The European Investment Bank (EIB) has said it offered the €75m ($82.19m) loan in a bid to bolster Chr. Hansen’s efforts to revolutionise the food industry by developing food products – like meat cultures – with reduced sugar, salt and fat, as well as extended shelf-life.
Chr. Hensen has built a name for itself by developing natural solutions for the food, nutritional, pharmaceutical and agricultural industries. They also supply food cultures – essentially live bacteria, yeasts or mould used in food production – probiotics and enzymes used in range of foodstuffs, including animal feed.
Speaking to Chr. Hansen’s senior director of investor relations, Anders Mohr Christensen, told GlobalMeatNews that the company was obviously “very pleased” with the €75m fund from the EIB.
“The loan with EIB is, however, just one of several funding opportunities Chr. Hansen uses and the loan will not change or expand our research and development program in excess of what has already been planned,” he said.

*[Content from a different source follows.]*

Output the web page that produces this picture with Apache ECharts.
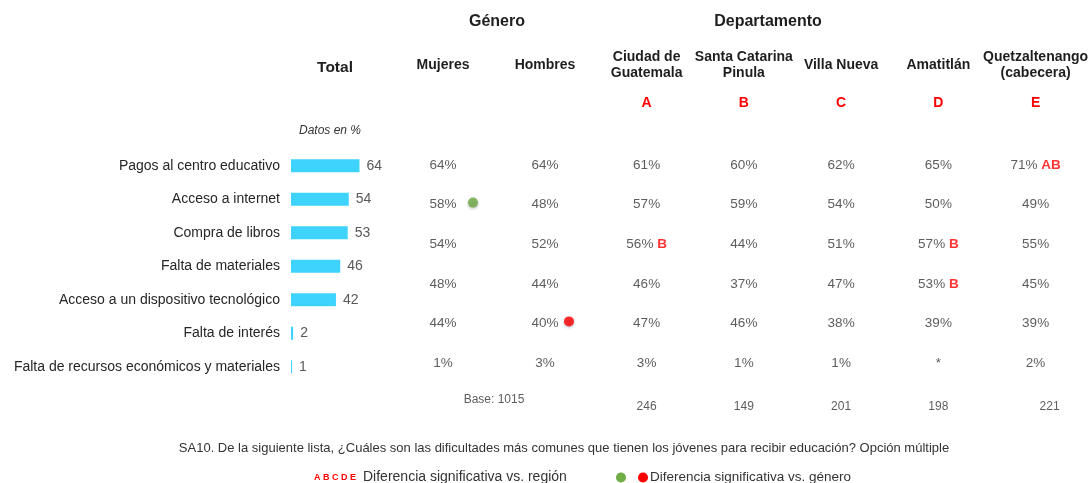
<!DOCTYPE html>
<html>
<head>
<meta charset="utf-8">
<script src="https://cdn.jsdelivr.net/npm/echarts@6/dist/echarts.min.js"></script>
<style>
  html, body { margin: 0; padding: 0; background: #fff; }
  #chart { width: 1091px; height: 483px; }
</style>
</head>
<body>
<div id="chart"></div>
<script>
  // datos
  var categories = [
    'Pagos al centro educativo',
    'Acceso a internet',
    'Compra de libros',
    'Falta de materiales',
    'Acceso a un dispositivo tecnológico',
    'Falta de interés',
    'Falta de recursos económicos y materiales'
  ];
  var totals = [64, 54, 53, 46, 42, 2, 1];

  var generoCols = ['Mujeres', 'Hombres'];
  var mujeres = [64, 58, 54, 48, 44, 1];
  var hombres = [64, 48, 52, 44, 40, 3];
  var generoDots = [
    { col: 0, row: 1, color: '#70AD47' },
    { col: 1, row: 4, color: '#FF0000' }
  ];

  var deptoCols = ['Ciudad de\nGuatemala', 'Santa Catarina\nPinula', 'Villa Nueva', 'Amatitlán', 'Quetzaltenango\n(cabecera)'];
  var deptoLetters = ['A', 'B', 'C', 'D', 'E'];
  var ciudad = [61, 57, 56, 46, 47, 3];
  var santa = [60, 59, 44, 37, 46, 1];
  var villa = [62, 54, 51, 47, 38, 1];
  var amatitlan = [65, 50, 57, 53, 39, null];
  var quetzal = [71, 49, 55, 45, 39, 2];
  var ciudadSig = ['', '', 'B', '', '', ''];
  var santaSig = ['', '', '', '', '', ''];
  var villaSig = ['', '', '', '', '', ''];
  var amatitlanSig = ['', '', 'B', 'B', '', ''];
  var quetzalSig = ['AB', '', '', '', '', ''];

  var baseTotal = 1015;
  var deptoBases = [246, 149, 201, 198, 221];

  var FONT = "'Liberation Sans', Arial, sans-serif";
  var txt = '#333333';
  var baseRow = 6;

  function cells(cols, sigs) {
    var out = [];
    cols.forEach(function (vals, c) {
      vals.forEach(function (v, r) {
        out.push({ value: [c, r], txt: v === null ? '*' : v + '%', sig: sigs ? sigs[c][r] : '' });
      });
    });
    return out;
  }

  var cellLabel = {
    show: true,
    position: 'inside',
    fontFamily: FONT,
    fontSize: 13.5,
    color: txt,
    formatter: function (p) {
      return p.data.sig ? p.data.txt + ' {s|' + p.data.sig + '}' : p.data.txt;
    },
    rich: { s: { color: '#FF0000', fontWeight: 'bold', fontSize: 13.5, fontFamily: FONT } }
  };

  var chart = echarts.init(document.getElementById('chart'));

  var option = {
    animation: false,
    textStyle: { fontFamily: FONT },
    grid: [
      { left: 291, top: 149, width: 107, height: 234.5 },
      { left: 392, top: 145.2, width: 204, height: 277.2 },
      { left: 598, top: 145.2, width: 487.5, height: 277.2 }
    ],
    xAxis: [
      { gridIndex: 0, type: 'value', min: 0, max: 100, show: false },
      {
        gridIndex: 1, type: 'category', position: 'top', data: generoCols,
        axisLine: { show: false }, axisTick: { show: false },
        axisLabel: {
          margin: 64, interval: 0,
          formatter: function (v) { return '{h|' + v + '}'; },
          rich: { h: { fontFamily: FONT, fontSize: 14, fontWeight: 'bold', color: '#1e1e1e', lineHeight: 32 } }
        }
      },
      { gridIndex: 1, type: 'value', min: -0.5, max: 1.5, show: false },
      {
        gridIndex: 2, type: 'category', position: 'top', data: deptoCols,
        axisLine: { show: false }, axisTick: { show: false },
        axisLabel: {
          margin: 20, interval: 0,
          formatter: function (v, i) {
            var parts = v.split('\n');
            var head = parts.length > 1
              ? parts.map(function (p) { return '{h|' + p + '}'; }).join('\n')
              : '{hh|' + v + '}';
            return head + '\n{l|' + deptoLetters[i] + '}';
          },
          rich: {
            h: { fontFamily: FONT, fontSize: 14, fontWeight: 'bold', color: '#1e1e1e', lineHeight: 16 },
            hh: { fontFamily: FONT, fontSize: 14, fontWeight: 'bold', color: '#1e1e1e', lineHeight: 32 },
            l: { fontFamily: FONT, fontSize: 14, fontWeight: 'bold', color: '#FF0000', lineHeight: 44 }
          }
        }
      },
      { gridIndex: 2, type: 'value', min: -0.5, max: 4.5, show: false }
    ],
    yAxis: [
      {
        gridIndex: 0, type: 'category', inverse: true, data: categories,
        axisLine: { show: false }, axisTick: { show: false },
        axisLabel: { margin: 11, fontFamily: FONT, fontSize: 14, color: '#262626' }
      },
      { gridIndex: 1, type: 'value', inverse: true, min: -0.5, max: 6.5, show: false },
      { gridIndex: 2, type: 'value', inverse: true, min: -0.5, max: 6.5, show: false }
    ],
    graphic: [
      { type: 'text', x: 335, y: 68, style: { text: 'Total', fill: '#1e1e1e', font: 'bold 15.5px ' + FONT, align: 'center', verticalAlign: 'middle' } },
      { type: 'text', x: 330, y: 131, style: { text: 'Datos en %', fill: '#333', font: 'italic 12px ' + FONT, align: 'center', verticalAlign: 'middle' } },
      { type: 'text', x: 497, y: 22, style: { text: 'Género', fill: '#1e1e1e', font: 'bold 16px ' + FONT, align: 'center', verticalAlign: 'middle' } },
      { type: 'text', x: 768, y: 22, style: { text: 'Departamento', fill: '#1e1e1e', font: 'bold 16px ' + FONT, align: 'center', verticalAlign: 'middle' } },
      { type: 'text', x: 564, y: 448, style: { text: 'SA10. De la siguiente lista, ¿Cuáles son las dificultades más comunes que tienen los jóvenes para recibir educación? Opción múltiple', fill: '#333', font: '13px ' + FONT, align: 'center', verticalAlign: 'middle' } },
      { type: 'text', x: 314, y: 478, style: { text: 'A B C D E', fill: '#FF0000', font: 'bold 9px ' + FONT, align: 'left', verticalAlign: 'middle' } },
      { type: 'text', x: 363, y: 477, style: { text: 'Diferencia significativa vs. región', fill: '#333', font: '14px ' + FONT, align: 'left', verticalAlign: 'middle' } },
      { type: 'circle', shape: { cx: 621, cy: 477.5, r: 5 }, style: { fill: '#70AD47' } },
      { type: 'circle', shape: { cx: 643, cy: 477.5, r: 5 }, style: { fill: '#FF0000' } },
      { type: 'text', x: 650, y: 477, style: { text: 'Diferencia significativa vs. género', fill: '#333', font: '13.5px ' + FONT, align: 'left', verticalAlign: 'middle' } }
    ],
    series: [
      {
        type: 'bar', xAxisIndex: 0, yAxisIndex: 0, data: totals, barWidth: 13,
        itemStyle: { color: '#3DD3FD' },
        label: { show: true, position: 'right', distance: 7, fontFamily: FONT, fontSize: 14, color: '#595959' }
      },
      {
        type: 'scatter', xAxisIndex: 2, yAxisIndex: 1, symbolSize: 1,
        itemStyle: { color: 'rgba(0,0,0,0)' },
        data: cells([mujeres, hombres], null),
        label: cellLabel
      },
      {
        type: 'scatter', xAxisIndex: 2, yAxisIndex: 1, symbolSize: 10,
        data: generoDots.map(function (d) {
          return {
            value: [d.col, d.row],
            symbolOffset: [d.col === 0 ? 30 : 24, -2],
            itemStyle: { color: d.color, shadowBlur: 3, shadowColor: 'rgba(0,0,0,0.35)', shadowOffsetY: 1 }
          };
        })
      },
      {
        type: 'scatter', xAxisIndex: 2, yAxisIndex: 1, symbolSize: 1,
        itemStyle: { color: 'rgba(0,0,0,0)' },
        data: [{ value: [0.5, baseRow], txt: 'Base: ' + baseTotal, sig: '' }],
        label: Object.assign({}, cellLabel, { fontSize: 12, offset: [0, -3] })
      },
      {
        type: 'scatter', xAxisIndex: 4, yAxisIndex: 2, symbolSize: 1,
        itemStyle: { color: 'rgba(0,0,0,0)' },
        data: cells([ciudad, santa, villa, amatitlan, quetzal], [ciudadSig, santaSig, villaSig, amatitlanSig, quetzalSig]),
        label: cellLabel
      },
      {
        type: 'scatter', xAxisIndex: 4, yAxisIndex: 2, symbolSize: 1,
        itemStyle: { color: 'rgba(0,0,0,0)' },
        data: deptoBases.map(function (b, c) {
          var d = { value: [c, baseRow], txt: String(b), sig: '' };
          if (c === deptoBases.length - 1) d.label = { offset: [14, 4] };
          return d;
        }),
        label: Object.assign({}, cellLabel, {
          fontSize: 12, offset: [0, 4],
          formatter: function (p) { return p.data.txt; }
        })
      }
    ]
  };

  chart.setOption(option);
</script>
</body>
</html>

“Our research and development program covers innovation of new bacterial solutions for food, especially dairy and meat, dietary supplements, animal health, plant protection and the human microbiome, and natural colour solutions for the food & beverage industry.”
80 new jobs
In a statement published on Monday 14 December by the EIB in Luxembourg, Jan Vapaavuori, EIB’s vice-president for Danish operations, said: “Supporting research, development and innovation with an important health impact is a key priority for the European Investment Bank, so we are glad to be supporting Chr. Hansen’s development of high-value added food products.”
Chr. Hansen’s research will be carried out at its state-of-the-art research and development facility in the Danish city of Horsholm, and in Saint-Germain-lès-Arpajon, France. Research projects are expected to last until 2018 and Chr. Hansen says around 80 new research and development jobs are expected to be created.
It also said it will provide further information on the specificity of individual research projects, including those on meat cultures, in due course.